Under the new policy, entities subject to a NERC notice of penalty (or FERC on its own motion) may file an application for review within 30 days of the notice being filed with the Commission. Interventions on the application for review are due within 20 days. FERC stated that, generally, it will take action on the application within 60 days of the application for review, although this time period may be extended. The policy was also modified to permit FERC to review penalty settlements, though the Commission reiterated its encouragement of the settlement process and stated that such settlements will generally be allowed to stand.
On June 19, 2008, FERC approved Reliability Standard Violation Severity Levels (Docket RR08-4). Severity levels attempt to reflect “how bad” the violation was. The severity level is the degree to which a requirement or subrequirement has been violated, the last piece of the NERC penalty-setting matrix for standard violations. There are four levels: Lower, Moderate, High, and Severe.
Once a violation is found, an assessment is made regarding badly the requirement or subrequirement has been violated, at which point FERC will determine an appropriate penalty. Incidentally, repeated violations do not increase the severity level. Once a violation of that subrequirement is found, it is categorized according to the above severity levels. The determination of the violation severity level will be considered in light of the requirement’s risk factor designation to come up with an appropriate penalty amount.
On June 4, 2008, just short of a year after the first reliability standards became mandatory, NERC filed 37 notices for 106 violations with the Commission. Most were for administrative “low-risk” violations issued without financial penalties. However, financial penalties in the amounts of $180,000 and $75,000 were levied against two companies for violations of standard FAC-003-1 (Vegetative Management). Both of these violations were self-reported, and one was the result of a settlement.
However, the most-violated standards were CIP-001-1 (Critical Infrastructure Protection: Sabotage Reporting), comprising 46% of the violations, PRC-005-1 (Protection and Control: Transmission and Generation Protection System Maintenance and Testing), comprising 22% of the violations, and FAC-008-1 (Facilities Design, Connections, and Maintenance: Facility Ratings Methodology), comprising 14% of the violations.
Going Forward: Who Pays the Penalties? Who Pays for Compliance?
One problem with penalties for violations of the mandatory reliability standards is what RTOs and ISOs should do when assessed penalties that are attributable to one of their members. The organizations themselves are non-profit organizations, and they are registered as the entity responsible for many reliability standards, even where ultimate responsibility for compliance of those standards has been delegated. This raises the possibility that an RTO/ISO may be penalized for a violation that was the responsibility of a member. In such a case, who should pay?

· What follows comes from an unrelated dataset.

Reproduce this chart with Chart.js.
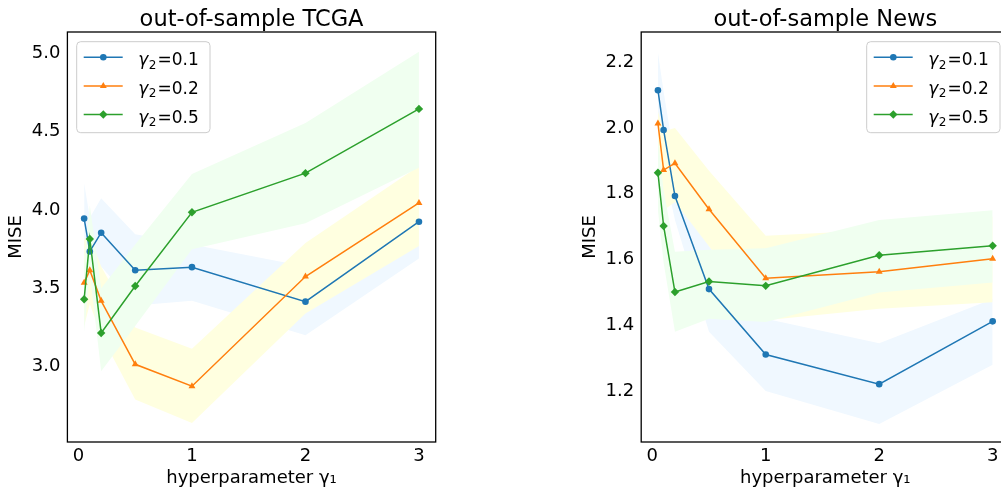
<!DOCTYPE html>
<html>
<head>
<meta charset="utf-8">
<script src="https://cdn.jsdelivr.net/npm/chart.js@4.4.1/dist/chart.umd.min.js"></script>
<style>
  html, body { margin: 0; padding: 0; background: #fff; overflow: hidden; width: 1001px; height: 489px; }
  canvas { position: absolute; top: 0; }
  #tcgaChart { left: 0; }
  #newsChart { left: 560px; }
</style>
</head>
<body>
<canvas id="tcgaChart" width="450" height="489"></canvas>
<canvas id="newsChart" width="460" height="489"></canvas>
<script>
// hyperparameter gamma1 values (x axis)
var gamma1 = [0.05, 0.1, 0.2, 0.5, 1, 2, 3];
var gamma2Labels = ['0.1', '0.2', '0.5'];
var xTicks = [0, 1, 2, 3];

// out-of-sample TCGA
var tcgaMean01 = [3.945, 3.735, 3.855, 3.615, 3.635, 3.415, 3.925];
var tcgaMean02 = [3.535, 3.615, 3.42, 3.015, 2.875, 3.575, 4.045];
var tcgaMean05 = [3.43, 3.815, 3.215, 3.515, 3.985, 4.235, 4.645];
var tcgaLow01  = [3.72, 3.52, 3.64, 3.39, 3.42, 3.20, 3.69];
var tcgaHigh01 = [4.17, 3.95, 4.075, 3.845, 3.78, 3.64, 4.15];
var tcgaLow02  = [3.26, 3.40, 3.20, 2.79, 2.64, 3.34, 3.77];
var tcgaHigh02 = [3.81, 3.83, 3.64, 3.25, 3.115, 3.79, 4.28];
var tcgaLow05  = [3.22, 3.60, 2.97, 3.26, 3.75, 3.915, 4.27];
var tcgaHigh05 = [3.65, 4.03, 3.50, 3.78, 4.23, 4.555, 5.01];
var tcgaYTicks = [3.0, 3.5, 4.0, 4.5, 5.0];

// out-of-sample News
var newsMean01 = [2.115, 1.994, 1.793, 1.51, 1.311, 1.221, 1.412];
var newsMean02 = [2.014, 1.872, 1.893, 1.753, 1.543, 1.563, 1.602];
var newsMean05 = [1.864, 1.702, 1.501, 1.533, 1.52, 1.613, 1.642];
var newsLow01  = [2.00, 1.88, 1.72, 1.38, 1.20, 1.10, 1.28];
var newsHigh01 = [2.23, 2.11, 1.90, 1.64, 1.42, 1.345, 1.48];
var newsLow02  = [1.78, 1.75, 1.775, 1.64, 1.415, 1.45, 1.47];
var newsHigh02 = [2.05, 1.99, 2.00, 1.87, 1.672, 1.69, 1.73];
var newsLow05  = [1.75, 1.59, 1.38, 1.42, 1.41, 1.50, 1.53];
var newsHigh05 = [1.97, 1.81, 1.624, 1.63, 1.634, 1.72, 1.75];
var newsYTicks = [1.2, 1.4, 1.6, 1.8, 2.0, 2.2];

var lineColors = ['#1f77b4', '#ff7f0e', '#2ca02c'];
var bandColors = ['#f0f8ff', '#ffffe0', '#f0fff0'];
var markers = ['circle', 'triangle', 'rectRot'];
var markerSize = [3.3, 4, 4.2];

Chart.defaults.font.family = "'DejaVu Sans', sans-serif";
Chart.defaults.color = '#000';

function pts(ys) {
    return gamma1.map(function (x, i) { return { x: x, y: ys[i] }; });
}

function buildDatasets(means, lows, highs) {
    var ds = [];
    for (var i = 0; i < 3; i++) {
        ds.push({
            label: 'γ2=' + gamma2Labels[i],
            data: pts(means[i]),
            borderColor: lineColors[i],
            backgroundColor: lineColors[i],
            borderWidth: 1.5,
            pointStyle: markers[i],
            pointRadius: markerSize[i],
            pointBorderWidth: 0,
            fill: false,
            tension: 0,
            order: 2 - i
        });
    }
    for (var j = 0; j < 3; j++) {
        ds.push({
            data: pts(lows[j]),
            borderColor: 'transparent',
            borderWidth: 0,
            pointRadius: 0,
            fill: false,
            order: 20 - j
        });
        ds.push({
            data: pts(highs[j]),
            borderColor: 'transparent',
            backgroundColor: bandColors[j],
            borderWidth: 0,
            pointRadius: 0,
            fill: '-1',
            order: 20 - j
        });
    }
    return ds;
}

// black box around the plot area
var framePlugin = {
    id: 'frame',
    afterDraw: function (chart) {
        var a = chart.chartArea, ctx = chart.ctx;
        ctx.save();
        ctx.strokeStyle = '#000';
        ctx.lineWidth = 1.3;
        ctx.strokeRect(a.left, a.top, a.right - a.left, a.bottom - a.top);
        ctx.restore();
    }
};

// matplotlib style legend inside the axes
var boxLegendPlugin = {
    id: 'boxLegend',
    afterDraw: function (chart, args, opts) {
        var a = chart.chartArea, ctx = chart.ctx;
        var w = 133.3, h = 91;
        var bx = opts.corner === 'right' ? a.right - 9.4 - w : a.left + 9.3;
        var by = a.top + 9.7;
        ctx.save();
        ctx.beginPath();
        ctx.roundRect(bx, by, w, h, 4);
        ctx.fillStyle = 'rgba(255,255,255,0.8)';
        ctx.fill();
        ctx.strokeStyle = '#cccccc';
        ctx.lineWidth = 1;
        ctx.stroke();
        for (var i = 0; i < 3; i++) {
            var ry = by + 15.6 + i * 28.6;
            ctx.beginPath();
            ctx.strokeStyle = lineColors[i];
            ctx.lineWidth = 1.5;
            ctx.moveTo(bx + 7, ry);
            ctx.lineTo(bx + 46, ry);
            ctx.stroke();
            ctx.fillStyle = lineColors[i];
            Chart.helpers.drawPoint(ctx, { pointStyle: markers[i], radius: markerSize[i], borderWidth: 0, rotation: 0 }, bx + 26.6, ry);
            ctx.fillStyle = '#000';
            ctx.textBaseline = 'alphabetic';
            ctx.textAlign = 'left';
            var tx = bx + 61.6, ty = ry + 8;
            ctx.font = "italic 17px 'DejaVu Sans'";
            ctx.fillText('γ', tx, ty);
            tx += ctx.measureText('γ').width + 0.5;
            ctx.font = "12px 'DejaVu Sans'";
            ctx.fillText('2', tx, ty + 3.5);
            tx += ctx.measureText('2').width + 1;
            ctx.font = "17px 'DejaVu Sans'";
            ctx.fillText('=' + gamma2Labels[i], tx, ty);
        }
        ctx.restore();
    }
};

function makeChart(id, title, datasets, yMin, yMax, yTicks, yWidth, yTitlePad, rightPad, corner) {
    var ctx = document.getElementById(id).getContext('2d');
    return new Chart(ctx, {
        type: 'line',
        data: { datasets: datasets },
        plugins: [framePlugin, boxLegendPlugin],
        options: {
            responsive: false,
            animation: false,
            devicePixelRatio: 1,
            layout: { padding: { left: 0, right: rightPad, top: 0, bottom: 0 } },
            plugins: {
                legend: { display: false },
                tooltip: { enabled: false },
                title: {
                    display: true,
                    text: title,
                    fullSize: false,
                    color: '#000',
                    font: { size: 22.5, weight: 'normal', lineHeight: 1 },
                    padding: { top: 8.75, bottom: 0.75 }
                },
                boxLegend: { corner: corner }
            },
            scales: {
                x: {
                    type: 'linear',
                    min: -0.0975,
                    max: 3.1475,
                    afterBuildTicks: function (s) { s.ticks = xTicks.map(function (v) { return { value: v }; }); },
                    afterFit: function (s) { s.height = 47; },
                    grid: { display: false, drawTicks: false },
                    border: { display: false },
                    ticks: { padding: 4, font: { size: 18 }, color: '#000', maxRotation: 0, autoSkip: false,
                             callback: function (v) { return String(v); } },
                    title: { display: true, text: 'hyperparameter γ₁', color: '#000', font: { size: 18 }, padding: { top: 0, bottom: 0 } }
                },
                y: {
                    type: 'linear',
                    min: yMin,
                    max: yMax,
                    afterBuildTicks: function (s) { s.ticks = yTicks.map(function (v) { return { value: v }; }); },
                    afterFit: function (s) { s.width = yWidth; },
                    grid: { display: false, drawTicks: false },
                    border: { display: false },
                    ticks: { padding: 7, font: { size: 18 }, color: '#000', autoSkip: false,
                             callback: function (v) { return v.toFixed(1); } },
                    title: { display: true, text: 'MISE', color: '#000', font: { size: 18 }, padding: { top: yTitlePad, bottom: 0 } }
                }
            }
        }
    });
}

makeChart('tcgaChart', 'out-of-sample TCGA',
    buildDatasets([tcgaMean01, tcgaMean02, tcgaMean05], [tcgaLow01, tcgaLow02, tcgaLow05], [tcgaHigh01, tcgaHigh02, tcgaHigh05]),
    2.519, 5.136, tcgaYTicks, 67.4, 5.7, 14.3, 'left');

makeChart('newsChart', 'out-of-sample News',
    buildDatasets([newsMean01, newsMean02, newsMean05], [newsLow01, newsLow02, newsLow05], [newsHigh01, newsHigh02, newsHigh05]),
    1.045, 2.292, newsYTicks, 81.2, 19.9, 10.6, 'right');
</script>
</body>
</html>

The Midwest Independent System Operator, Inc. (“MISO”) proposed tariff changes that would have allowed it to investigate who was at fault for the violation, and pass such penalties it received through to that member. In the case where MISO was unsuccessful in identifying the responsible party, the revised tariff would let it socialize the penalty among all its members. On May 31, 2007, the Commission declared the proposed practice improper (Docket No. AD07-12) without prejudice for refiling, and scheduled a staff technical conference on the subject. The technical conference was held on September 18, 2007. At the conference, NERC promised to do its best to identify the responsible party, although it “stops short of committing to determine the percentage of parties’ culpability for violating standards when multiple parties contribute to a violation, deferring instead to the registered entities as being accountable to NERC in the first instance for all penalty cost liability.”

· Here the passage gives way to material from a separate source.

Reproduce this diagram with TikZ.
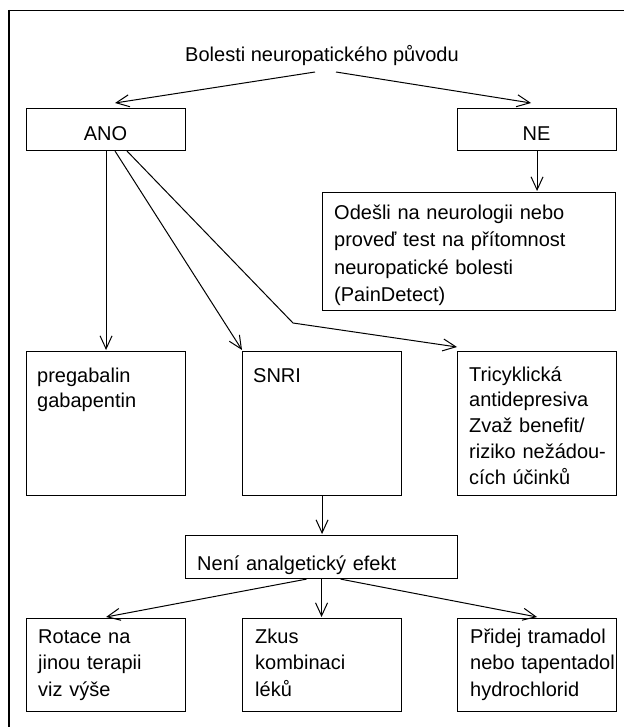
\documentclass[tikz,border=0pt]{standalone}
\usepackage{fontspec}
\setmainfont{Liberation Sans}
\usetikzlibrary{arrows.meta}
\begin{document}
\begin{tikzpicture}[x=1pt,y=-1pt,
  box/.style={draw, line width=1.1pt, rectangle, inner sep=0pt, anchor=north west},
  txt/.style={font=\fontsize{20}{25.8}\selectfont, inner sep=0pt, align=left, text width=155pt, anchor=base west},
  lbl/.style={font=\fontsize{20}{24}\selectfont, inner sep=0pt, anchor=base},
  arr/.style={line width=1pt, -{Straight Barb[length=13pt,width=12pt,line width=1pt]}},
  conn/.style={line width=1pt},
  frame/.style={line width=1.1pt}]
\useasboundingbox (0,0) rectangle (624,727);
% outer frame (top and left edge only)
\draw[frame, line width=1.8pt] (9,10.5) -- (624,10.5);
\draw[frame] (9,10) -- (9,727);

% boxes
\node[box, minimum width=159pt, minimum height=42pt] (ano) at (26,108) {};
\node[box, minimum width=159pt, minimum height=42pt] (ne) at (457,108) {};
\node[box, minimum width=293pt, minimum height=118pt] (ode) at (322,192) {};
\node[box, minimum width=159pt, minimum height=144pt] (preg) at (26,351) {};
\node[box, minimum width=159pt, minimum height=144pt] (snri) at (242,351) {};
\node[box, minimum width=159pt, minimum height=144pt] (tca) at (457,351) {};
\node[box, minimum width=272pt, minimum height=43pt] (neni) at (185,535) {};
\node[box, minimum width=159pt, minimum height=93pt] (rot) at (26,618) {};
\node[box, minimum width=159pt, minimum height=93pt] (zkus) at (242,618) {};
\node[box, minimum width=159pt, minimum height=93pt] (prid) at (457,618) {};

% texts
\node[lbl] (title) at (322,62) {Bolesti neuropatického původu};
\node[lbl] (anot) at (105.5,141) {ANO};
\node[lbl] (net) at (536.5,141) {NE};
\node[txt, text width=275pt, font=\fontsize{20}{27.6}\selectfont] (odet) at (334,219)
  {Odešli na neurologii nebo\\proveď test na přítomnost\\neuropatické bolesti\\(PainDetect)};
\node[txt] (pregt) at (37,382) {pregabalin\\gabapentin};
\node[txt] (snrit) at (253,382) {SNRI};
\node[txt] (tcat) at (469,381) {Tricyklická\\antidepresiva\\Zvaž benefit/\\riziko nežádou-\\cích účinků};
\node[txt, text width=255pt] (nenit) at (197,570) {Není analgetický efekt};
\node[txt, font=\fontsize{20}{26.5}\selectfont] (rott) at (38,643) {Rotace na\\jinou terapii\\viz výše};
\node[txt, font=\fontsize{20}{26.5}\selectfont] (zkust) at (255,643) {Zkus\\kombinaci\\léků};
\node[txt, font=\fontsize{20}{26.5}\selectfont] (pridt) at (470,643) {Přidej tramadol\\nebo tapentadol\\hydrochlorid};

% connectors
\draw[arr] ([xshift=-7pt,yshift=-10pt]title.base) -- ([xshift=9pt,yshift=5pt]ano.north);
\draw[arr] ([xshift=14pt,yshift=-10pt]title.base) -- ([xshift=-6pt,yshift=5pt]ne.north);
\draw[arr] (ne.south) -- ([yshift=1pt]ne.south |- ode.north);
\draw[arr] (ano.south) -- ([yshift=1pt]ano.south |- preg.north);
\draw[arr] ([xshift=9pt]ano.south) -- ([yshift=1pt]snri.north west);
\coordinate (bend) at (293,323);
\draw[arr] ([xshift=21pt]ano.south) -- (bend) -- ([yshift=4pt]tca.north west);
\draw[arr] (snri.south) -- ([yshift=1pt]snri.south |- neni.north);
\draw[arr] ([xshift=-15pt]neni.south) -- ([yshift=1pt]rot.north);
\draw[arr] (neni.south) -- ([yshift=1pt]neni.south |- zkus.north);
\draw[arr] ([xshift=19pt]neni.south) -- ([yshift=1pt]prid.north);
\end{tikzpicture}
\end{document}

On March 20, 2008, the Commission issued an Order Providing Guidance. The Commission found that although the penalties “raised legitimate concerns regarding their not-for-profit status,” it is not appropriate to automatically pass the penalties through because such tariff amendments could eliminate “the appropriate incentives to proactively comply with Reliability Standards if they have blanket authority to automatically pass through monetary penalties to their customers.” MISO’s proposal was also inappropriate because the Federal Power Act (“FPA”) assigns the responsibility for investigating reliability violations to the ERO alone—the RTO or ISO should not be permitted a “second, de novo hearing on the issue of determining responsibility for Reliability Standard violations.” The Commission stated that the proper process would be for the RTO or ISO to request recovery on a case-by-case basis through an FPA section 205 filing.

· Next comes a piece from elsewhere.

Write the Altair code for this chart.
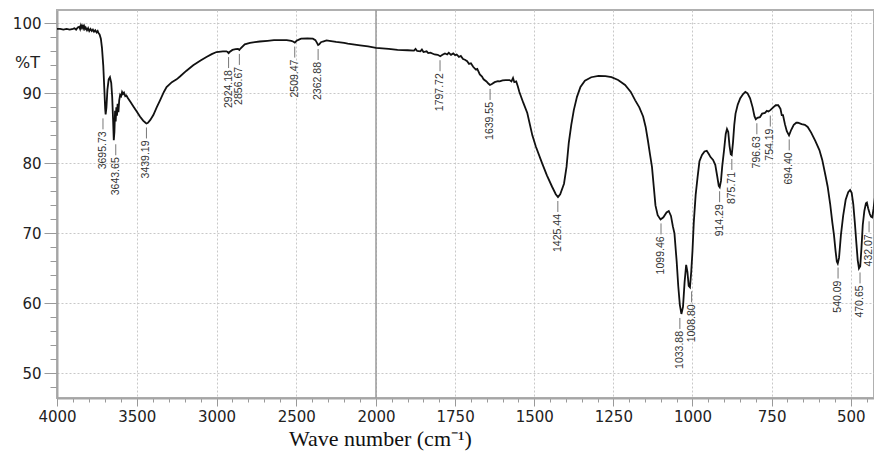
import altair as alt
import pandas as pd

# ---- spectrum (wavenumber cm-1, %T) ----
wn = [4000, 3980, 3960, 3940, 3920, 3900, 3890, 3880, 3870, 3860, 3855, 3850, 3845, 3840, 3835,
      3830, 3825, 3820, 3812, 3805, 3798, 3790, 3782, 3775, 3768, 3760, 3752, 3745, 3740, 3733,
      3725, 3718, 3710, 3703, 3698, 3695, 3690, 3684, 3676, 3668, 3660, 3654, 3648, 3644, 3640,
      3636, 3632, 3628, 3624, 3620, 3615, 3610, 3604, 3598, 3592, 3586, 3580, 3572, 3565, 3555,
      3540, 3520, 3500, 3480, 3460, 3445, 3439, 3430, 3415, 3396, 3375, 3354, 3330, 3313, 3280,
      3250, 3229, 3190, 3146, 3100, 3063, 3030, 3000, 2960, 2938, 2930, 2924, 2918, 2900, 2880,
      2865, 2857, 2850, 2823, 2790, 2760, 2729, 2680, 2640, 2604, 2560, 2531, 2520, 2509, 2498,
      2480, 2469, 2430, 2396, 2380, 2370, 2363, 2356, 2345, 2333, 2310, 2292, 2250, 2200, 2177,
      2100, 2050, 2000, 1960, 1932, 1900, 1880, 1875, 1870, 1860, 1855, 1850, 1840, 1835, 1828,
      1815, 1805, 1797, 1790, 1782, 1775, 1770, 1763, 1756, 1750, 1745, 1738, 1732, 1725, 1719,
      1712, 1706, 1700, 1693, 1685, 1680, 1672, 1665, 1660, 1651, 1645, 1640, 1635, 1625, 1615,
      1609, 1600, 1590, 1578, 1572, 1567, 1563, 1557, 1552, 1547, 1535, 1522, 1506, 1495, 1475,
      1460, 1444, 1432, 1425, 1418, 1406, 1398, 1391, 1383, 1375, 1365, 1354, 1340, 1320, 1297,
      1275, 1256, 1235, 1213, 1195, 1181, 1168, 1156, 1148, 1141, 1134, 1128, 1122, 1117, 1110,
      1101, 1092, 1082, 1075, 1068, 1062, 1057, 1050, 1045, 1040, 1035, 1030, 1025, 1020, 1016,
      1012, 1008, 1004, 1000, 996, 990, 984, 978, 970, 962, 955, 948, 943, 935, 928,
      922, 917, 914, 910, 906, 900, 895, 891, 887, 883, 879, 876, 872, 868, 864,
      857, 849, 840, 833, 826, 818, 810, 804, 800, 795, 787, 780, 771, 765, 760,
      754, 745, 737, 729, 722, 718, 714, 708, 702, 695, 688, 680, 672, 667, 655,
      645, 636, 625, 612, 599, 590, 580, 573, 565, 558, 553, 548, 544, 541, 537,
      531, 524, 516, 508, 502, 497, 492, 487, 482, 478, 474, 470, 466, 462, 457,
      452, 449, 445, 440, 436, 432, 428, 424, 420, 416.5]
T = [99.2, 99.2, 99.1, 99.2, 99.1, 99.2, 99.3, 99.1, 99.4, 99.5, 99.2, 99.7, 99.4, 99.8, 99.3,
     99.6, 99.2, 99.4, 99.0, 99.3, 98.9, 99.2, 98.9, 99.1, 98.8, 99.0, 98.7, 98.9, 98.6, 98.4,
     97.8, 96.5, 94.0, 90.5, 87.8, 87.0, 88.0, 90.5, 92.0, 92.3, 91.5, 89.5, 86.0, 83.3, 84.5,
     87.5, 86.0, 88.0, 86.8, 88.5, 87.3, 89.0, 89.8, 89.6, 90.2, 89.9, 90.1, 89.6, 89.7, 89.3,
     88.8, 88.1, 87.4, 86.7, 86.1, 85.8, 85.7, 85.8, 86.2, 86.9, 88.0, 89.0, 90.2, 90.9, 91.6,
     92.0, 92.4, 93.2, 94.0, 94.7, 95.2, 95.6, 95.9, 96.0, 96.0, 95.9, 95.75, 95.9, 96.2, 96.3,
     96.35, 96.2, 96.4, 97.0, 97.2, 97.3, 97.4, 97.5, 97.6, 97.6, 97.6, 97.5, 97.4, 97.25, 97.5,
     97.7, 97.8, 97.85, 97.8, 97.6, 97.2, 96.9, 97.0, 97.3, 97.4, 97.55, 97.5, 97.35, 97.2, 97.1,
     96.85, 96.7, 96.5, 96.35, 96.2, 96.15, 96.1, 96.35, 96.05, 96.0, 96.25, 95.9, 96.0, 95.75, 95.8,
     95.55, 95.5, 95.3, 95.5, 95.7, 95.55, 95.8, 95.5, 95.7, 95.45, 95.55, 95.2, 95.35, 94.9, 94.8,
     94.6, 94.2, 94.3, 93.8, 93.4, 93.5, 92.7, 92.4, 92.0, 91.7, 91.4, 91.2, 91.3, 91.6, 91.75,
     91.7, 91.85, 91.9, 91.9, 91.7, 92.2, 91.6, 91.7, 91.0, 90.2, 88.7, 87.2, 84.0, 82.4, 80.0,
     78.3, 76.7, 75.6, 75.2, 75.6, 77.1, 79.5, 82.9, 85.5, 87.6, 89.5, 90.9, 91.8, 92.3, 92.5,
     92.45, 92.3, 91.9, 91.2, 90.2, 89.0, 88.0, 86.7, 85.2, 83.3, 81.2, 79.5, 76.5, 74.0, 72.6,
     72.0, 72.3, 73.0, 73.2, 72.5, 71.0, 70.0, 66.0, 62.5, 59.8, 58.5, 59.5, 63.0, 65.5, 64.5,
     62.5, 62.3, 64.5, 67.5, 71.5, 75.5, 78.0, 80.3, 81.2, 81.7, 81.8, 81.3, 80.9, 80.5, 79.8,
     78.2, 76.8, 76.6, 77.5, 79.6, 82.0, 84.2, 84.9, 84.5, 82.5, 81.3, 81.2, 83.0, 85.5, 87.1,
     88.4, 89.3, 89.9, 90.2, 90.0, 89.3, 88.0, 86.7, 86.3, 86.5, 86.6, 87.1, 87.2, 87.5, 87.4,
     87.6, 88.0, 88.3, 88.3, 87.8, 86.9, 86.9, 85.6, 84.6, 84.0, 84.8, 85.5, 85.8, 85.8, 85.6,
     85.5, 85.2, 84.4, 83.2, 81.9, 80.5, 78.3, 76.7, 74.2, 71.5, 69.8, 67.5, 66.0, 65.7, 66.5,
     69.8, 72.5, 74.8, 75.9, 76.2, 75.8, 74.2, 71.5, 68.5, 66.2, 65.0, 65.3, 68.0, 71.2, 73.2,
     74.3, 74.4, 73.6, 72.8, 72.4, 72.3, 73.5, 75.0, 75.7, 76.0]

# ---- labelled peaks ----
peak_text = ["3695.73", "3643.65", "3439.19", "2924.18", "2856.67", "2509.47", "2362.88",
             "1797.72", "1639.55", "1425.44", "1099.46", "1033.88", "1008.80", "914.29",
             "875.71", "796.63", "754.19", "694.40", "540.09", "470.65", "432.07"]
peak_T = [87.0, 83.3, 85.7, 95.75, 96.2, 97.25, 96.9, 95.3, 91.2, 75.2, 72.0, 58.5, 62.3,
          76.6, 81.2, 86.3, 87.4, 84.0, 65.7, 65.0, 72.3]
peak_wn = [float(s) for s in peak_text]
# small sideways nudges of crowded labels (in wavenumber units)
nudge = {"3695.73": 16, "3643.65": -12, "1033.88": 6, "1008.80": -6, "432.07": 10}
label_wn = [w + nudge.get(s, 0) for w, s in zip(peak_wn, peak_text)]

x_ticks = list(range(4000, 2000, -100)) + list(range(2000, 449, -50))
y_ticks = list(range(48, 103, 2))
divider = [2000]

df = pd.DataFrame({"wn": wn, "T": T})
dfp = pd.DataFrame({"wn": peak_wn, "lx": label_wn, "T": peak_T, "txt": peak_text})
dfd = pd.DataFrame({"wn": divider})

FONT = "DejaVu Sans"
MAJX = "(datum.value % 250 == 0 && (datum.value <= 2000 || datum.value % 500 == 0))"
MAJY = "(datum.value % 10 == 0)"

xscale = alt.Scale(domain=[4000, 2000, 426.5], range=[0, 319, 817], zero=False, nice=False)
yscale = alt.Scale(domain=[46.5, 101.9], zero=False, nice=False)

x_axis = alt.Axis(
    values=x_ticks, format="d", labelExpr=f"{MAJX} ? datum.label : ''",
    tickSize={"condition": {"test": MAJX, "value": 8}, "value": 4},
    tickColor="#999", tickWidth=1, domainColor="#a5a5a5", domainWidth=2,
    grid=True, gridColor="#c8c8c8", gridDash=[2, 2], gridWidth=1,
    gridOpacity={"condition": {"test": MAJX, "value": 1}, "value": 0},
    labelFont=FONT, labelFontSize=15, labelColor="#222", labelPadding=3,
    labelFlush=False, labelOverlap=False,
    title="Wave number (cm\u207b\u00b9)", titleFont="Liberation Serif", titleFontSize=22,
    titleFontWeight="normal", titleColor="#111", titleX=323, titleY=30,
    titleAlign="center", titleBaseline="top",
)
y_axis = alt.Axis(
    values=y_ticks, format="d", labelExpr=f"{MAJY} ? datum.label : ''",
    tickSize={"condition": {"test": MAJY, "value": 13}, "value": 7},
    tickColor="#999", tickWidth=1, domainColor="#a5a5a5", domainWidth=2,
    grid=True, gridColor="#c8c8c8", gridDash=[2, 2], gridWidth=1,
    gridOpacity={"condition": {"test": MAJY, "value": 1}, "value": 0},
    labelFont=FONT, labelFontSize=15, labelColor="#222", labelPadding=3,
    labelFlush=False, labelOverlap=False,
    title="%T", titleAngle=0, titleFont=FONT, titleFontSize=16, titleFontWeight="normal",
    titleColor="#222", titleX=-30, titleY=52, titleAlign="center", titleBaseline="middle",
)

def X(field):
    return alt.X(field, type="quantitative", scale=xscale, axis=x_axis)

def Y(field):
    return alt.Y(field, type="quantitative", scale=yscale, axis=y_axis)

divider_rule = alt.Chart(dfd).mark_rule(color="#9a9a9a", strokeWidth=1.5).encode(x=X("wn"))

line = alt.Chart(df).mark_line(color="#111", strokeWidth=1.8, clip=True).encode(
    x=X("wn"), y=Y("T"), order=alt.Order("wn", sort="descending"))

leaders = alt.Chart(dfp).mark_rule(color="#777", strokeWidth=1, yOffset=4, y2Offset=15).encode(
    x=X("lx"), y=Y("T"), y2="T")

labels = alt.Chart(dfp).mark_text(angle=270, align="right", baseline="middle", yOffset=17,
                                  font="Liberation Sans", fontSize=10.5, color="#333").encode(
    x=X("lx"), y=Y("T"), text="txt")

chart = alt.layer(divider_rule, line, leaders, labels).properties(
    width=817, height=388,
    padding={"left": 49, "top": 2, "right": 0, "bottom": 57},
    autosize=alt.AutoSizeParams(type="none"),
    background="white",
).configure_view(stroke="#b0b0b0", strokeWidth=2)

chart.save("out.html", embed_options={"renderer": "svg", "actions": False})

On September 18, 2008, FERC issued an order accepting PJM’s proposal to address this matter (Docket No. ER08-1144). The Commission found that PJM’s Schedule 11 will allow for a reasonable penalty recovery, without a universal pass-through.” Instead, “PJM or its Members may only pass through penalties when NERC or one of its Regional Entities concludes from its fact-finding that the targeted entity substantially contributed to the Reliability Standards violation.”
If NERC has traced the “root cause” of a violation to a single culprit, PJM’s revised tariff permits the RTO to pass associated penalties to that entity. When NERC has identified several contributing violators, PJM will establish a process to permit apportionment “on a basis reasonably proportional to the parties’ relative fault consistent with the NERC’s root cause analysis.” If PJM members disagree with the apportionment, they are directed to non-binding dispute resolution procedures.
Once an apportionment has been fixed, the penalties will be submitted to FERC in an FPA section 205 filing. Any portion of the penalty found to be the fault of PJM itself will be paid from “the sum of (i) projected current year stated rate revenues less projected current year operating expenses (excluding the penalties), and (ii) any earnings retained in the financial reserve portion of the deferred regulatory reliability fund,” and will not be simply passed through to members. If this is not sufficient, PJM will file a section 205 filing with FERC.